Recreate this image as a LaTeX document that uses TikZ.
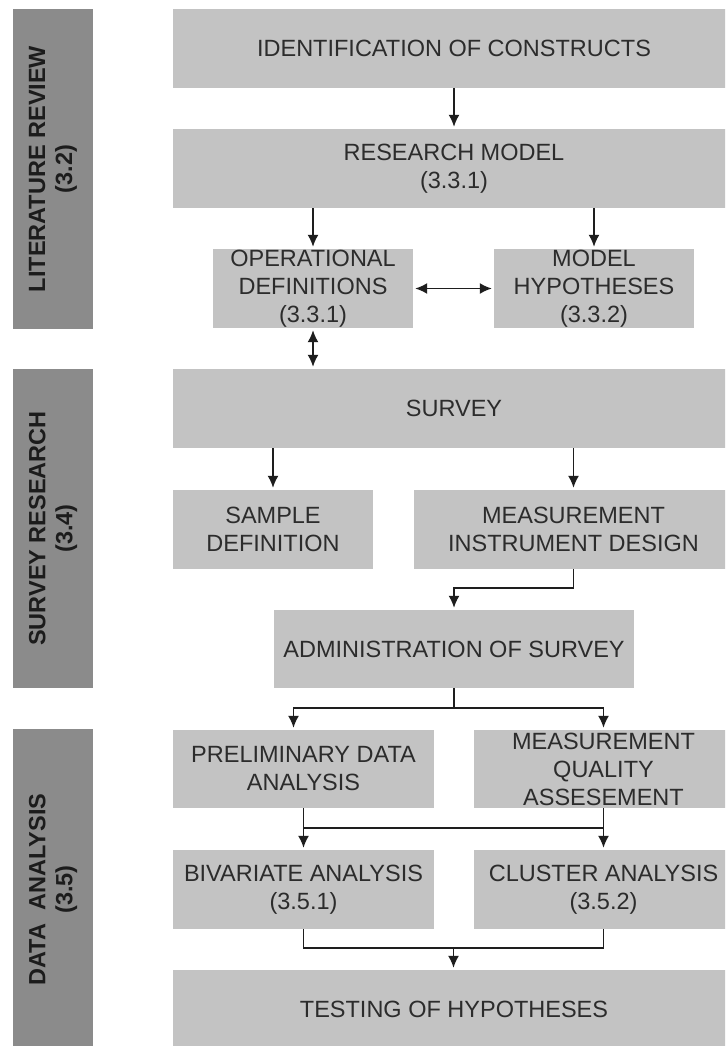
\documentclass[tikz,border=0pt]{standalone}
\usepackage{fontspec}
\setmainfont{Liberation Sans}
\usetikzlibrary{arrows.meta,calc}
\definecolor{boxgray}{HTML}{C3C3C3}
\definecolor{bargray}{HTML}{8B8B8B}
\definecolor{txtgray}{HTML}{2C2C2C}
\definecolor{bartxt}{HTML}{1C1C1C}
\definecolor{linegray}{HTML}{1E1E1E}

\begin{document}
\begin{tikzpicture}[x=1pt,y=-1pt,
  stagebox/.style={fill=boxgray, draw=none, inner sep=0pt, align=center,
    text=txtgray, font=\fontsize{23.5}{28}\selectfont},
  phasebar/.style={fill=bargray, draw=none, inner sep=0pt, align=center,
    text=bartxt, rotate=90, font=\bfseries\fontsize{23.5}{27}\selectfont},
  link/.style={draw=linegray, line width=1.6pt},
  flow/.style={link, -{Latex[length=12pt,width=11pt]}, shorten >=2pt},
  twoway/.style={link, {Latex[length=12pt,width=11pt]}-{Latex[length=12pt,width=11pt]},
    shorten >=2pt, shorten <=2pt}]

\clip (0,0) rectangle (725,1046);
\fill[white] (0,0) rectangle (725,1046);

% phase bars on the left
\node[phasebar, minimum width=320pt, minimum height=80pt] (litrev) at (53,169)
  {LITERATURE REVIEW\\(3.2)};
\node[phasebar, minimum width=319pt, minimum height=80pt] (survres) at (53,528.5)
  {SURVEY RESEARCH\\(3.4)};
\node[phasebar, minimum width=321pt, minimum height=80pt] (dataan) at (53,889.5)
  {DATA\ \ ANALYSIS\\(3.5)};

% process steps
\node[stagebox, minimum width=562pt, minimum height=79pt] (ident) at (454,48.5)
  {IDENTIFICATION OF CONSTRUCTS};
\node[stagebox, minimum width=562pt, minimum height=79pt] (model) at (454,168.5)
  {RESEARCH MODEL\\(3.3.1)};
\node[stagebox, minimum width=200pt, minimum height=79pt] (opdef) at (313,288.5)
  {OPERATIONAL\\DEFINITIONS\\(3.3.1)};
\node[stagebox, minimum width=200pt, minimum height=79pt] (hyp) at (594,288.5)
  {MODEL\\HYPOTHESES\\(3.3.2)};
\node[stagebox, minimum width=562pt, minimum height=79pt] (survey) at (454,408.5)
  {SURVEY};
\node[stagebox, minimum width=200pt, minimum height=79pt] (sample) at (273,529.5)
  {SAMPLE\\DEFINITION};
\node[stagebox, minimum width=319pt, minimum height=79pt] (instr) at (573.5,529.5)
  {MEASUREMENT\\INSTRUMENT DESIGN};
\node[stagebox, minimum width=360pt, minimum height=78pt] (admin) at (454,649)
  {ADMINISTRATION OF SURVEY};
\node[stagebox, minimum width=261pt, minimum height=78pt] (prelim) at (303.5,769)
  {PRELIMINARY DATA\\ANALYSIS};
\node[stagebox, minimum width=259pt, minimum height=78pt] (quality) at (603.5,769)
  {MEASUREMENT\\QUALITY\\ASSESEMENT};
\node[stagebox, minimum width=261pt, minimum height=79pt] (bivar) at (303.5,889.5)
  {BIVARIATE ANALYSIS\\(3.5.1)};
\node[stagebox, minimum width=259pt, minimum height=79pt] (cluster) at (603.5,889.5)
  {CLUSTER ANALYSIS\\(3.5.2)};
\node[stagebox, minimum width=562pt, minimum height=79pt] (testing) at (454,1009.5)
  {TESTING OF HYPOTHESES};

% connectors
\draw[flow] (ident) -- (model);
\draw[flow] (model.south -| opdef.north) -- (opdef.north);
\draw[flow] (model.south -| hyp.north) -- (hyp.north);
\draw[twoway] (opdef) -- (hyp);
\draw[twoway] (opdef.south) -- (survey.north -| opdef.south);
\draw[flow] (survey.south -| sample.north) -- (sample.north);
\draw[flow] (survey.south -| instr.north) -- (instr.north);
\draw[flow] (instr.south) -- ++(0,19) -| (admin.north);
\draw[flow] (admin.south) -- ++(0,20) -| ([xshift=-10pt]prelim.north);
\draw[flow] (admin.south) -- ++(0,20) -| (quality.north);
\draw[link] (prelim.south) -- ++(0,20) -| (quality.south);
\draw[flow] (prelim) -- (bivar);
\draw[flow] (quality) -- (cluster);
\draw[link] (bivar.south) -- ++(0,19) -| (cluster.south);
\coordinate (merge) at ($(bivar.south)!0.5!(cluster.south)+(0,19)$);
\draw[flow] (merge) -- (testing.north -| merge);
\end{tikzpicture}
\end{document}
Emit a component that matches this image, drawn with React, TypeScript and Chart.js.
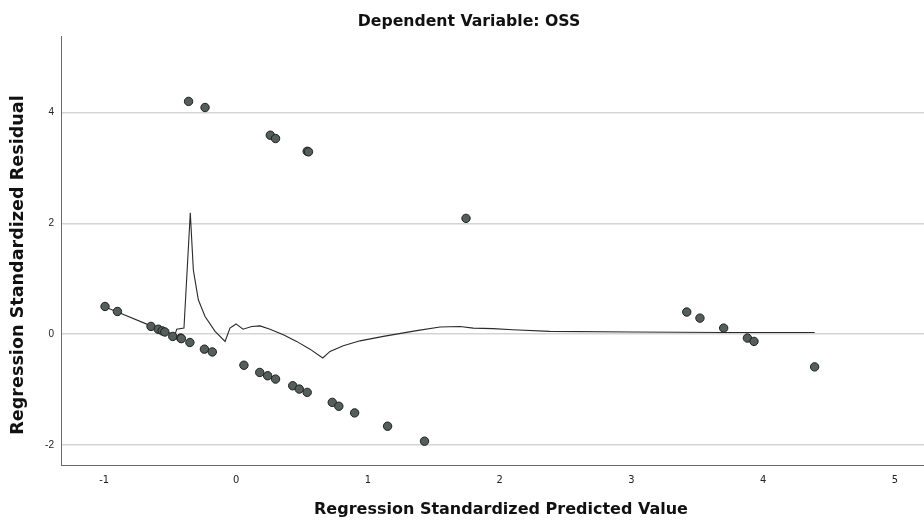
import React, { useEffect, useRef } from "react";
import { Chart, registerables } from "chart.js";

Chart.register(...registerables);

// Standardized predicted values (x) and standardized residuals (y) per case
const predicted: number[] = [
  -0.994, -0.9, -0.645, -0.59, -0.56, -0.54, -0.48, -0.42, -0.415, -0.35,
  -0.24, -0.18, 0.06, 0.18, 0.24, 0.3, 0.43, 0.48, 0.54, 0.73, 0.78, 0.9,
  1.15, 1.43, -0.36, -0.235, 0.26, 0.3, 0.54, 0.55, 1.745, 3.42, 3.52, 3.7,
  3.88, 3.93, 4.39,
];
const residual: number[] = [
  0.5, 0.41, 0.14, 0.09, 0.06, 0.04, -0.04, -0.07, -0.08, -0.15, -0.27,
  -0.32, -0.56, -0.69, -0.75, -0.81, -0.93, -0.99, -1.05, -1.23, -1.3,
  -1.42, -1.66, -1.93, 4.2, 4.09, 3.59, 3.53, 3.3, 3.29, 2.09, 0.4, 0.29,
  0.11, -0.07, -0.13, -0.59,
];

// Loess fit line through the residuals
const fitX: number[] = [
  -0.994, -0.9, -0.645, -0.54, -0.463, -0.45, -0.395, -0.347, -0.324,
  -0.286, -0.235, -0.159, -0.083, -0.046, -0.008, 0.0, 0.053, 0.119, 0.182,
  0.258, 0.359, 0.46, 0.561, 0.658, 0.713, 0.814, 0.941, 1.118, 1.371,
  1.548, 1.7, 1.8, 1.95, 2.1, 2.38, 3.0, 3.7, 4.39,
];
const fitY: number[] = [
  0.49, 0.4, 0.15, 0.05, -0.01, 0.09, 0.11, 2.19, 1.16, 0.62, 0.32, 0.05,
  -0.13, 0.11, 0.17, 0.186, 0.09, 0.14, 0.15, 0.09, -0.01, -0.13, -0.27,
  -0.43, -0.31, -0.21, -0.12, -0.04, 0.065, 0.13, 0.14, 0.11, 0.1, 0.08,
  0.05, 0.04, 0.03, 0.03,
];

const xTicks: number[] = [-1, 0, 1, 2, 3, 4, 5];
const yTicks: number[] = [-2, 0, 2, 4];

const chartTitle = "Dependent Variable: OSS";
const xTitle = "Regression Standardized Predicted Value";
const yTitle = "Regression Standardized Residual";

const titleFont = '"DejaVu Sans", "Liberation Sans", sans-serif';

const titlesPlugin = {
  id: "spssTitles",
  afterDraw(chart: Chart) {
    const { ctx } = chart;
    ctx.save();
    ctx.fillStyle = "#111";
    ctx.textAlign = "center";
    ctx.textBaseline = "middle";
    ctx.font = `bold 15.7px ${titleFont}`;
    ctx.fillText(chartTitle, 469, 22);
    ctx.font = `bold 16px ${titleFont}`;
    ctx.fillText(xTitle, 501, 510);
    ctx.translate(18, 265);
    ctx.rotate(-Math.PI / 2);
    ctx.font = `bold 17.6px ${titleFont}`;
    ctx.fillText(yTitle, 0, 0);
    ctx.restore();
  },
};

export default function App() {
  const canvasRef = useRef<HTMLCanvasElement | null>(null);

  useEffect(() => {
    document.body.style.margin = "0";
    const canvas = canvasRef.current;
    if (!canvas) return;
    const chart = new Chart(canvas, {
      type: "scatter",
      data: {
        datasets: [
          {
            label: "Fit",
            data: fitX.map((x, i) => ({ x, y: fitY[i] })),
            showLine: true,
            borderColor: "#2a2a2a",
            borderWidth: 1.1,
            pointRadius: 0,
            tension: 0,
            order: 1,
          },
          {
            label: "Residual",
            data: predicted.map((x, i) => ({ x, y: residual[i] })),
            backgroundColor: "rgb(84, 94, 90)",
            borderColor: "rgb(30, 32, 31)",
            borderWidth: 1,
            pointRadius: 4.2,
            order: 0,
          },
        ],
      },
      options: {
        animation: false,
        responsive: false,
        devicePixelRatio: 1,
        layout: { autoPadding: false, padding: { top: 36, right: 0, left: 0, bottom: 0 } },
        plugins: {
          legend: { display: false },
          tooltip: { enabled: false },
          title: { display: false },
        },
        scales: {
          x: {
            type: "linear",
            min: -1.328,
            max: 5.22,
            afterBuildTicks: (scale: any) => {
              scale.ticks = xTicks.map((v) => ({ value: v }));
            },
            afterFit: (scale: any) => {
              scale.height = 56;
              scale.paddingLeft = 0;
              scale.paddingRight = 0;
            },
            grid: { display: false, drawTicks: false },
            border: { display: true, color: "#6a6a6a", width: 1 },
            ticks: {
              padding: 9,
              color: "#222",
              font: { family: '"Liberation Sans Narrow", "DejaVu Sans Condensed", sans-serif', size: 11 },
              callback: (v: any) => String(v),
            },
          },
          y: {
            type: "linear",
            min: -2.36,
            max: 5.38,
            afterBuildTicks: (scale: any) => {
              scale.ticks = yTicks.map((v) => ({ value: v }));
            },
            afterFit: (scale: any) => {
              scale.width = 61;
              scale.paddingTop = 0;
              scale.paddingBottom = 0;
            },
            grid: { display: true, color: "#d4d4d4", lineWidth: 1.4, drawTicks: false },
            border: { display: true, color: "#6a6a6a", width: 1 },
            ticks: {
              padding: 7,
              color: "#222",
              font: { family: '"Liberation Sans", Arial, sans-serif', size: 10 },
              callback: (v: any) => String(v),
            },
          },
        },
      },
      plugins: [titlesPlugin],
    });
    return () => chart.destroy();
  }, []);

  return (
    <div style={{ position: "absolute", left: 0, top: 0, width: 924, height: 521, background: "#fff" }}>
      <canvas ref={canvasRef} width={924} height={521} />
    </div>
  );
}
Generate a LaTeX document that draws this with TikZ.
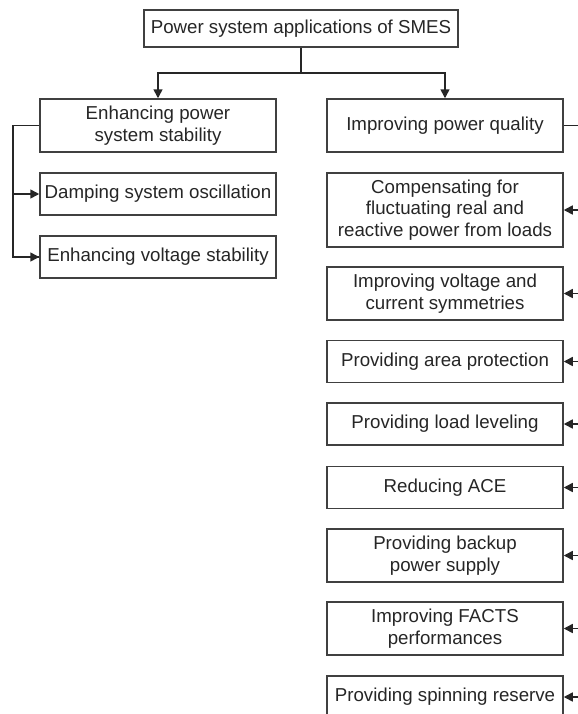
\documentclass[tikz,border=0pt]{standalone}
\usepackage{fontspec}
\setmainfont{Liberation Sans}
\usetikzlibrary{arrows.meta}

\begin{document}
\begin{tikzpicture}[x=0.5pt,y=-0.5pt,>={Triangle[length=4.5pt,width=4.5pt]},
                    line width=0.75pt,draw=black!80,
                    font=\fontsize{9.35}{10.8}\selectfont]
  \tikzstyle{box}=[rectangle,draw=black!75,fill=white,text=black!85,
                   align=center,inner sep=0pt,minimum width=118pt]
  \tikzstyle{one}=[box,minimum height=21pt]
  \tikzstyle{two}=[box,minimum height=26.5pt]
  \tikzstyle{three}=[box,minimum height=37pt]
  \tikzstyle{link}=[draw=black!85]

  \useasboundingbox (0,0) rectangle (578,714);

  \node[box,minimum width=157pt,minimum height=18.5pt] (R) at (301,28.5) {Power system applications of SMES};

  % left branch
  \node[two] (L)  at (158,125.5) {Enhancing power\\system stability};
  \node[one] (L1) at (158,194)   {Damping system oscillation};
  \node[one] (L2) at (158,257)   {Enhancing voltage stability};

  % right branch
  \node[two]   (Q)  at (445,125.5) {Improving power quality};
  \node[three] (Q1) at (445,210)   {Compensating for\\fluctuating real and\\reactive power from loads};
  \node[two]   (Q2) at (445,293.5) {Improving voltage and\\current symmetries};
  \node[one]   (Q3) at (445,361.5) {Providing area protection};
  \node[one]   (Q4) at (445,424)   {Providing load leveling};
  \node[one]   (Q5) at (445,487.5) {Reducing ACE};
  \node[two]   (Q6) at (445,555.5) {Providing backup\\power supply};
  \node[two]   (Q7) at (445,628.5) {Improving FACTS\\performances};
  \node[one]   (Q8) at (445,697)   {Providing spinning reserve};

  \coordinate (Rj) at (301,73);
  \coordinate (Lt) at (13,125.5);
  \coordinate (Qt) at (584,125.5);

  \draw[link,->] (R.south) -- (Rj) -| (L.north);
  \draw[link,->] (Rj) -| (Q.north);

  \draw[link] (L.west) -- (Lt) |- (L2.west);
  \draw[link,->] (Lt |- L2.west) -- (L2.west);
  \draw[link,->] (Lt |- L1.west) -- (L1.west);

  \draw[link] (Q.east) -- (Qt) -- (Qt |- Q8.east);
  \foreach \n in {Q1,Q2,Q3,Q4,Q5,Q6,Q7,Q8}
    \draw[link,->] (Qt |- \n.east) -- (\n.east);
\end{tikzpicture}
\end{document}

++++++++

* **Goal**:
Give again the lines from "Generate a LaTeX" to "(Qt) at (584,125.5);" exactly, both of those lines included, and do not include any pictures.

* **In response**:
Generate a LaTeX document that draws this with TikZ.
\documentclass[tikz,border=0pt]{standalone}
\usepackage{fontspec}
\setmainfont{Liberation Sans}
\usetikzlibrary{arrows.meta}

\begin{document}
\begin{tikzpicture}[x=0.5pt,y=-0.5pt,>={Triangle[length=4.5pt,width=4.5pt]},
                    line width=0.75pt,draw=black!80,
                    font=\fontsize{9.35}{10.8}\selectfont]
  \tikzstyle{box}=[rectangle,draw=black!75,fill=white,text=black!85,
                   align=center,inner sep=0pt,minimum width=118pt]
  \tikzstyle{one}=[box,minimum height=21pt]
  \tikzstyle{two}=[box,minimum height=26.5pt]
  \tikzstyle{three}=[box,minimum height=37pt]
  \tikzstyle{link}=[draw=black!85]

  \useasboundingbox (0,0) rectangle (578,714);

  \node[box,minimum width=157pt,minimum height=18.5pt] (R) at (301,28.5) {Power system applications of SMES};

  % left branch
  \node[two] (L)  at (158,125.5) {Enhancing power\\system stability};
  \node[one] (L1) at (158,194)   {Damping system oscillation};
  \node[one] (L2) at (158,257)   {Enhancing voltage stability};

  % right branch
  \node[two]   (Q)  at (445,125.5) {Improving power quality};
  \node[three] (Q1) at (445,210)   {Compensating for\\fluctuating real and\\reactive power from loads};
  \node[two]   (Q2) at (445,293.5) {Improving voltage and\\current symmetries};
  \node[one]   (Q3) at (445,361.5) {Providing area protection};
  \node[one]   (Q4) at (445,424)   {Providing load leveling};
  \node[one]   (Q5) at (445,487.5) {Reducing ACE};
  \node[two]   (Q6) at (445,555.5) {Providing backup\\power supply};
  \node[two]   (Q7) at (445,628.5) {Improving FACTS\\performances};
  \node[one]   (Q8) at (445,697)   {Providing spinning reserve};

  \coordinate (Rj) at (301,73);
  \coordinate (Lt) at (13,125.5);
  \coordinate (Qt) at (584,125.5);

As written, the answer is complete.